California building code dictates that any entry door connecting a garage to a house must be fire-rated. The minimum rating is 20 minutes, meaning the door can withstand and prevent heat and fire from breaching through the door for that long. Fire-rated doors come pre-hung, meaning the door, sill, jambs and brick molding come as a pre-assembled unit. A fire-rated door may be made of steel or wood, but either way, they are very heavy, so having a person assist you in lifting and positioning the door is helpful.
Measure the rough opening in the wall framing to ensure it is large enough for the height, width and depth dimensions required to install the door. These dimensions are printed in the instructions that came with the door.
Place multiple beads of polyurethane caulk under the door sill or on top of the framing on which the door sill will sit. Place a bead of polyurethane caulk along the back side of the brick molding.
Lift the door into position from the outside, and place it in the rough opening. Push the door so that the brick molding is flat against the garage-side wall.
Pre-drill 1/8-inch holes through the hinge-side jambs near each hinge. Place the level along the hinge-side jamb to check that it is plumb left to right as well as forward and backward while facing the door. Drive a 3-inch screw through each pre-drilled hole and into the wall framing. Do not tighten the screws all the way.
Place tapered shims immediately above and below the screws. Adjust the shims in or out to take up the slack between the jamb and the wall as necessary, while ensuring the jamb is perfectly plumb. Tighten the screws. The screw heads should be slightly below the surface of the jamb. Trim the excess material from the shims by first scoring the shim with a utility knife, then snapping the excess off at the scored line.
Pre-drill holes in the latch-side jamb in the approximate locations as you did on the hinge-side jamb. Check the jamb for plumb as you did on the hinge side. Measure from the top left corner of the door frame to the bottom right corner. Then measure from the top right corner to the bottom left corner. These two measurements should be exactly the same for the door to be square.

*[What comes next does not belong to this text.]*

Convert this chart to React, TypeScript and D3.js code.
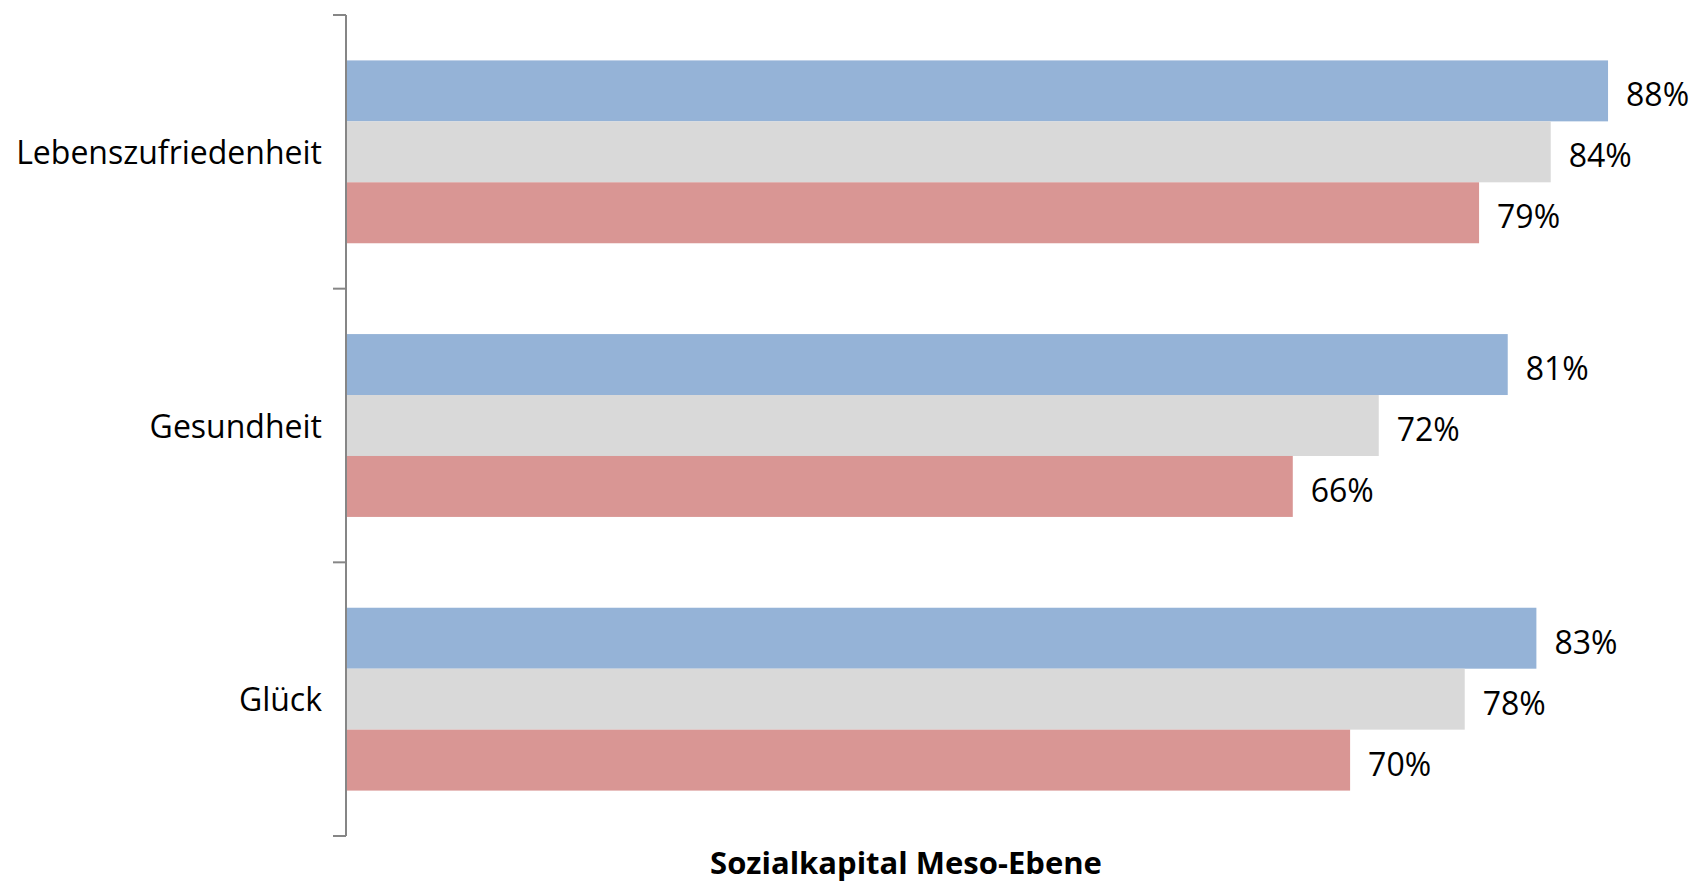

Screw 3-inch exterior screws through the pre-drilled holes into the wall framing, but do not screw them in completely. Install tapered shims as necessary to fill the void between the jamb and the wall framing, then screw the screws in completely. The screw heads should be slightly below the surface of the jamb.
Remove the transport or shipping latch from the latch pocket. Install the door handle, latch kit and deadbolt, if provided, according to the manufacturer's instructions. Open the door and check that it closes completely on its own and latches shut, as it should due to the self-closing latches. If the door does not latch shut on its own, adjust the spring tension in the latches according to the manufacturer's instructions. There are several styles, so adjustment techniques may vary.
Shoot finishing nails through the brick molding with a nail gun, then apply polyurethane caulk around the edge where the brick molding meets the garage wall. Spray fire-rated expanding foam to fill the cavity between the door jamb and the wall framing. Do this from inside the house. When the foam has fully cured, trim away the excess with a utility knife so the foam is flush with the edge of the jamb.
Measure and cut interior trim to cover the gap between the edge of the jambs and the interior walls of the house. Cut the molding with a miter saw and install the trim with finishing nails.
Apply paintable, stainable wood putty to cover the screw heads in the jambs. Sand the putty flush when it is dry, then paint or stain to match the rest of the jamb.